Correlation analysis of the mean SD of the forward tilt angle with the average score revealed a moderate correlation between the average score [r = 0.595, p < 0.01, 95% CI (0.315, 0.810)] and smash factor [r = 0.449, p < 0.05, 95% CI (−0.732, −0.131)]. The results showed that the variability in the forward tilt angle during the swing was smaller for golfers with better average scores and those with better smash factors (shown in the Figure 4B).

3.1.2. Reproducibility of the forward tilt angle during the swing

Next, we examined the correlation between the SD of all trials of the mean value of the forward tilt angle from the address to the impact and each proficiency index. The results showed a significant correlation between the SD of all trials of the mean anterior tilt angle and the average score [r = 0.801, p < 0.01, 95% CI (0.610, 0.907)] and accuracy [r = 0.606, p < 0.01, 95% CI (0.628, 0.912)] (shown in the Figure 4C). The results revealed that golfers with better average scores and higher accuracy had better reproducibility of the forward tilt angle between swing trials.

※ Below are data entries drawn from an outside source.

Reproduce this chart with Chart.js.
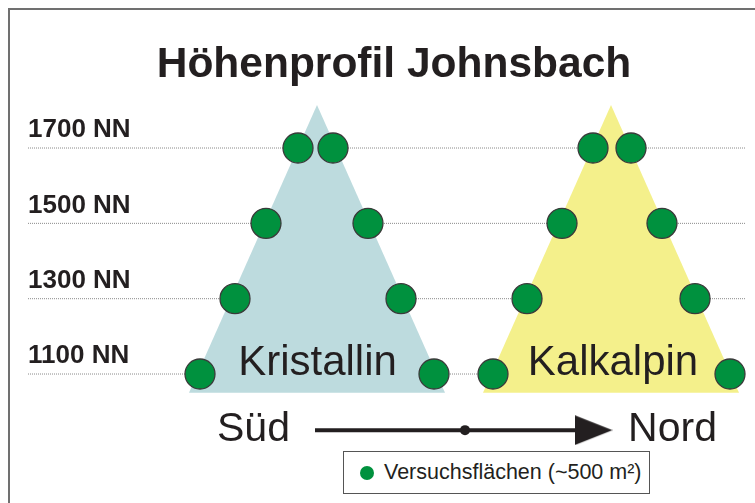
<!DOCTYPE html>
<html>
<head>
<meta charset="utf-8">
<script src="https://cdn.jsdelivr.net/npm/chart.js@4/dist/chart.umd.min.js"></script>
<style>
  html,body{margin:0;padding:0;background:#fff;}
  #wrap{position:relative;width:755px;height:503px;overflow:hidden;font-family:'Liberation Sans',Arial,sans-serif;}
  #frame{position:absolute;left:8px;top:8px;right:0;bottom:0;border-top:2px solid #707070;border-left:2px solid #707070;}
  #c{position:absolute;left:0;top:0;}
  .legend{position:absolute;left:343px;top:451px;width:307px;height:43px;box-sizing:border-box;border:1.5px solid #555;background:#fff;}
  .legend .dot{position:absolute;left:16px;top:14px;width:14px;height:14px;border-radius:50%;background:#00913e;}
  .legend .txt{position:absolute;left:40px;top:0;line-height:40px;font-size:21.5px;color:#231f20;white-space:nowrap;}
</style>
</head>
<body>
<div id="wrap">
  <div id="frame"></div>
  <canvas id="c" width="755" height="503"></canvas>
  <div class="legend"><span class="dot"></span><span class="txt">Versuchsflächen (~500 m²)</span></div>
</div>
<script>
// ── data ─────────────────────────────────────────────────────────
const TITLE='Höhenprofil Johnsbach';
const levels=[1100,1300,1500,1700];           // NN
const levelLabels=levels.map(v=>v+' NN');
const profileSpan=[0,717];                    // Profilstrecke (rel. Einheiten)

const mountainNames=['Kristallin','Kalkalpin'];
const mountainX=[[161,289,417],[455,583,711]]; // Fuß links, Gipfel, Fuß rechts
const mountainY=[1050,1814,1050];
const mountainColors=['#bddbde','#f4f08b'];
const nameX=[289.5,585];
const nameY=1097;

// Versuchsflächen: je Höhenstufe links/rechts
const plotLevels=[1100,1100,1300,1300,1500,1500,1700,1700];
const kristallinPlotX=[172,406,207,373,238,340,270,305];
const kalkalpinPlotX=[465,702,499,667,534,634,565,603];

const directionLabels=['Süd','Nord'];
const directionX=[225.5,644.5];
const directionY=922;
const arrowX=[287,437,565.5];                 // Start, Mittelpunkt, Spitze
const arrowY=951;

// ── helpers ──────────────────────────────────────────────────────
const INK='#231f20';
const FONT="'Liberation Sans', Arial, sans-serif";

const arrowHead=(()=>{
  const c=document.createElement('canvas');c.width=38;c.height=30;
  const g=c.getContext('2d');g.fillStyle=INK;
  g.beginPath();g.moveTo(0,0);g.lineTo(38,15);g.lineTo(0,30);g.closePath();g.fill();
  return c;
})();

const pts=(xs,ys)=>xs.map((x,i)=>({x,y:Array.isArray(ys)?ys[i]:ys}));

const textMarks={
  id:'textMarks',
  afterDatasetsDraw(chart){
    const {ctx,scales:{x,y}}=chart;
    ctx.save();
    ctx.fillStyle=INK;ctx.textAlign='center';ctx.textBaseline='alphabetic';
    ctx.font='42px '+FONT;
    mountainNames.forEach((n,i)=>ctx.fillText(n,x.getPixelForValue(nameX[i]),y.getPixelForValue(nameY)));
    ctx.font='41px '+FONT;
    directionLabels.forEach((n,i)=>ctx.fillText(n,x.getPixelForValue(directionX[i]),y.getPixelForValue(directionY)));
    ctx.restore();
  }
};

// ── datasets ─────────────────────────────────────────────────────
const datasets=[];
levels.forEach(lv=>datasets.push({
  data:pts(profileSpan,lv),borderColor:'#8a8a8a',borderWidth:1,borderDash:[1,1],
  pointRadius:0,order:3
}));
mountainNames.forEach((n,i)=>datasets.push({
  label:n,data:pts(mountainX[i],mountainY),borderWidth:0,borderColor:'transparent',
  backgroundColor:mountainColors[i],fill:'shape',pointRadius:0,order:2
}));
datasets.push({
  label:'Versuchsflächen (~500 m²)',
  data:[...pts(kristallinPlotX,plotLevels),...pts(kalkalpinPlotX,plotLevels)],
  showLine:false,pointRadius:15,pointBackgroundColor:'#00913e',pointBorderColor:'#3a3a3a',pointBorderWidth:1.3,order:1
});
datasets.push({
  data:pts(arrowX,arrowY),borderColor:INK,borderWidth:4,
  pointRadius:[0,5,15],pointStyle:['circle','circle',arrowHead],
  pointBackgroundColor:INK,pointBorderColor:INK,pointBorderWidth:0,order:0
});

new Chart(document.getElementById('c'),{
  type:'line',
  data:{datasets},
  options:{
    responsive:false,animation:false,
    layout:{autoPadding:false,padding:{left:28,right:-5,top:0,bottom:0}},
    plugins:{
      legend:{display:false},tooltip:{enabled:false},
      title:{display:true,text:TITLE,color:INK,font:{family:FONT,size:42.5,weight:'bold'},padding:{top:40,bottom:10}}
    },
    scales:{
      x:{type:'linear',display:false,min:0,max:727},
      y:{
        min:799,max:1824.8,
        afterBuildTicks:a=>{a.ticks=levels.map(v=>({value:v}));},
        grid:{display:false,drawTicks:false},border:{display:false},
        ticks:{mirror:true,padding:0,labelOffset:-18,color:INK,font:{family:FONT,size:26,weight:'bold'},
          callback:v=>levelLabels[levels.indexOf(v)]}
      }
    }
  },
  plugins:[textMarks]
});
</script>
</body>
</html>
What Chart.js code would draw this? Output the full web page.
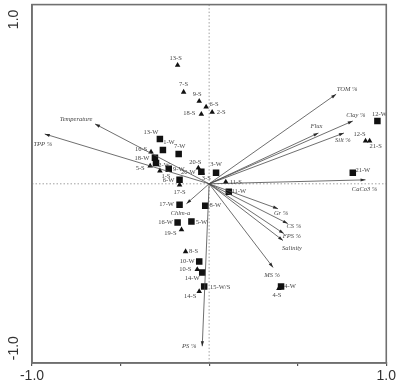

3.1.3. Reproducibility of variability in the forward tilt angle during the swing

Next, we examined the correlation between the all trials SD of the SD of the forward tilt angle from address to impact and each proficiency index. The results showed a significant correlation between the SD of all trials of the forward tilt angle and the average score [r = 0.790, p < 0.01, 95% CI (0.601, 0.904)], smash factor [r = 0.394, p < 0.05, 95% CI (−0.837, −0.390)], and accuracy [r = 0.546, p < 0.01, 95% CI (0.593, 0.902)] (shown in the Figure 4D). The results showed that participants with higher average scores, accuracy, and smash factors had smaller trial-to-trial variability in mean forward tilt angle during the swing. In other words, more proficient golfers showed a higher reproducibility of variability in the forward tilt angle between swings. The results of the within- and between-trial variability of the forward lean angle revealed that proficient subjects were able to maintain a forward lean angle with some degree of variability. Additionally, it was found that the adept had a high degree of reproducibility in the magnitude and variability of fluctuations.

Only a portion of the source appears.